# Short problem
Everything from the first line down to the line containing "const instacartMRR = [4.71, 5.13, 5.56];" should be reproduced exactly; please include nothing else.

# Source excerpt
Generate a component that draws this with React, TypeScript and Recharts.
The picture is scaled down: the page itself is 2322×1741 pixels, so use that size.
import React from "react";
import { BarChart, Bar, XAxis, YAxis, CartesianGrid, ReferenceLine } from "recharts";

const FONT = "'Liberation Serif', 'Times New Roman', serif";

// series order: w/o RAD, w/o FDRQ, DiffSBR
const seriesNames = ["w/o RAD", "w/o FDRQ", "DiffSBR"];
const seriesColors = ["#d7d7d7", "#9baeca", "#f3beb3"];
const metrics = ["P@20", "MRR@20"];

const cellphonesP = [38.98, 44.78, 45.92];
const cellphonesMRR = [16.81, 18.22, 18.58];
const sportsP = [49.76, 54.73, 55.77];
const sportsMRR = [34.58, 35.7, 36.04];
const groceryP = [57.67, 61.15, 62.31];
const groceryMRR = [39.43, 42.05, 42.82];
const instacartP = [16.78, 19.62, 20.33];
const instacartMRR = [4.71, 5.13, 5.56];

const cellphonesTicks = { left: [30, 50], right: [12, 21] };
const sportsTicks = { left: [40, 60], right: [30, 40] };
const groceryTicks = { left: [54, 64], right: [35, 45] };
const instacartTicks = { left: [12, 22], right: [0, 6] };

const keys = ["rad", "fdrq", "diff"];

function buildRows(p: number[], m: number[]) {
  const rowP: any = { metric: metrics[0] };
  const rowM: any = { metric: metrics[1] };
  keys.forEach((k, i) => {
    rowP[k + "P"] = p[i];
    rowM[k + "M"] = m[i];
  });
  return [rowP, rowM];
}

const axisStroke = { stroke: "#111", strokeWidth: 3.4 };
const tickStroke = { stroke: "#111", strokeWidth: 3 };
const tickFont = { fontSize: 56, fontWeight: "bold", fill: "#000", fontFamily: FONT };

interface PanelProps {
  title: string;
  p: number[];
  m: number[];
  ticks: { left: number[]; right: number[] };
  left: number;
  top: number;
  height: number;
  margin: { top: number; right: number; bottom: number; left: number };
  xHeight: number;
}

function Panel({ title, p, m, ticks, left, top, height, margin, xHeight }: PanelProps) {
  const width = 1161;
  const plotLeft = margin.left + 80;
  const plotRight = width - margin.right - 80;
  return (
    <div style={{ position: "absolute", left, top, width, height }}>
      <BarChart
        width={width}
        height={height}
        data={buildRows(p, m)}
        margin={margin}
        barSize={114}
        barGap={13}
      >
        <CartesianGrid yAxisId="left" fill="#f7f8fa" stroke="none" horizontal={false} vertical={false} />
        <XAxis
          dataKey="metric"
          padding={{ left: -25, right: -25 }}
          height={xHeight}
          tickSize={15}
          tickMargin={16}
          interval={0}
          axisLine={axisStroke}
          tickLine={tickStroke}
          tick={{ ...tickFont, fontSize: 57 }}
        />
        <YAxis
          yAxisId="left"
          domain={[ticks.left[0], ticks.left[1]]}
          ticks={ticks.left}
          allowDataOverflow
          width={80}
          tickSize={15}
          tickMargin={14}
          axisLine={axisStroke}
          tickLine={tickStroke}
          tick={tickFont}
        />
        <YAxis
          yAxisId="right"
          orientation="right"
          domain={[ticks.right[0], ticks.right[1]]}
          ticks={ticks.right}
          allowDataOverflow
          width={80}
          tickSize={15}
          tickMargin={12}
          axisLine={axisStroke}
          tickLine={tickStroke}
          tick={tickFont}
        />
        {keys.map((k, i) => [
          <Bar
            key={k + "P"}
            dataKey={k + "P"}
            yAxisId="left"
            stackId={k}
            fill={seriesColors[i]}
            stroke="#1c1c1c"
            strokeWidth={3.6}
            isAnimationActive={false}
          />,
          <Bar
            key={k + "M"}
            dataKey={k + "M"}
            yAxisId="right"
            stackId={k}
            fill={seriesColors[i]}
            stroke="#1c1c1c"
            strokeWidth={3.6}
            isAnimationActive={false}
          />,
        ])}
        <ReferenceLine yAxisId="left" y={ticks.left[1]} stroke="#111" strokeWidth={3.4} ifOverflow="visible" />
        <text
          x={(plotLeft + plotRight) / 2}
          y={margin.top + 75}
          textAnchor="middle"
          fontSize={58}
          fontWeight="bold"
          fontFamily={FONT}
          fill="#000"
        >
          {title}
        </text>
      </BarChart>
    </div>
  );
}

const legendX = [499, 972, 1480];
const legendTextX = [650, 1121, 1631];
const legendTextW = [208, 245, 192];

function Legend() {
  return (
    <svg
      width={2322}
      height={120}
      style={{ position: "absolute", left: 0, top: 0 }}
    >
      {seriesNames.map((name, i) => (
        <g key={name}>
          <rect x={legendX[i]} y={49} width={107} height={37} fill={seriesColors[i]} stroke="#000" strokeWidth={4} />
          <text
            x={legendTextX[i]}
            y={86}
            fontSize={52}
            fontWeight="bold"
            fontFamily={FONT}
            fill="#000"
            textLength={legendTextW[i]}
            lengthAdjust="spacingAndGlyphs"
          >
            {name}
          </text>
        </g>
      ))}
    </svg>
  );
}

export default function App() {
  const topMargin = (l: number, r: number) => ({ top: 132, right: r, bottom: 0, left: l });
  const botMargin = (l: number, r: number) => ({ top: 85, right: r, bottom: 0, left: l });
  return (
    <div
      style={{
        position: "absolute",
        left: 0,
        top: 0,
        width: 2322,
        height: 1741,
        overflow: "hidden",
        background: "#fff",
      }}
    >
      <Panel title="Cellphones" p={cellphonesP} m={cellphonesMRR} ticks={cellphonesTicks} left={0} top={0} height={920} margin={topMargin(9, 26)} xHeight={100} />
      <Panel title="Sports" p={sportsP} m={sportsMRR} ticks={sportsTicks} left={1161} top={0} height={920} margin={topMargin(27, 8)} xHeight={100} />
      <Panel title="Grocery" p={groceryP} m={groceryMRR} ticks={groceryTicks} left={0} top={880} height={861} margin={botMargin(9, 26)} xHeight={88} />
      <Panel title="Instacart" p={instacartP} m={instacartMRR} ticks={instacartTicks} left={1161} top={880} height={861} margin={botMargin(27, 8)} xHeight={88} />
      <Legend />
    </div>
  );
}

# Worked answer
Generate a component that draws this with React, TypeScript and Recharts.
The picture is scaled down: the page itself is 2322×1741 pixels, so use that size.
import React from "react";
import { BarChart, Bar, XAxis, YAxis, CartesianGrid, ReferenceLine } from "recharts";

const FONT = "'Liberation Serif', 'Times New Roman', serif";

// series order: w/o RAD, w/o FDRQ, DiffSBR
const seriesNames = ["w/o RAD", "w/o FDRQ", "DiffSBR"];
const seriesColors = ["#d7d7d7", "#9baeca", "#f3beb3"];
const metrics = ["P@20", "MRR@20"];

const cellphonesP = [38.98, 44.78, 45.92];
const cellphonesMRR = [16.81, 18.22, 18.58];
const sportsP = [49.76, 54.73, 55.77];
const sportsMRR = [34.58, 35.7, 36.04];
const groceryP = [57.67, 61.15, 62.31];
const groceryMRR = [39.43, 42.05, 42.82];
const instacartP = [16.78, 19.62, 20.33];
const instacartMRR = [4.71, 5.13, 5.56];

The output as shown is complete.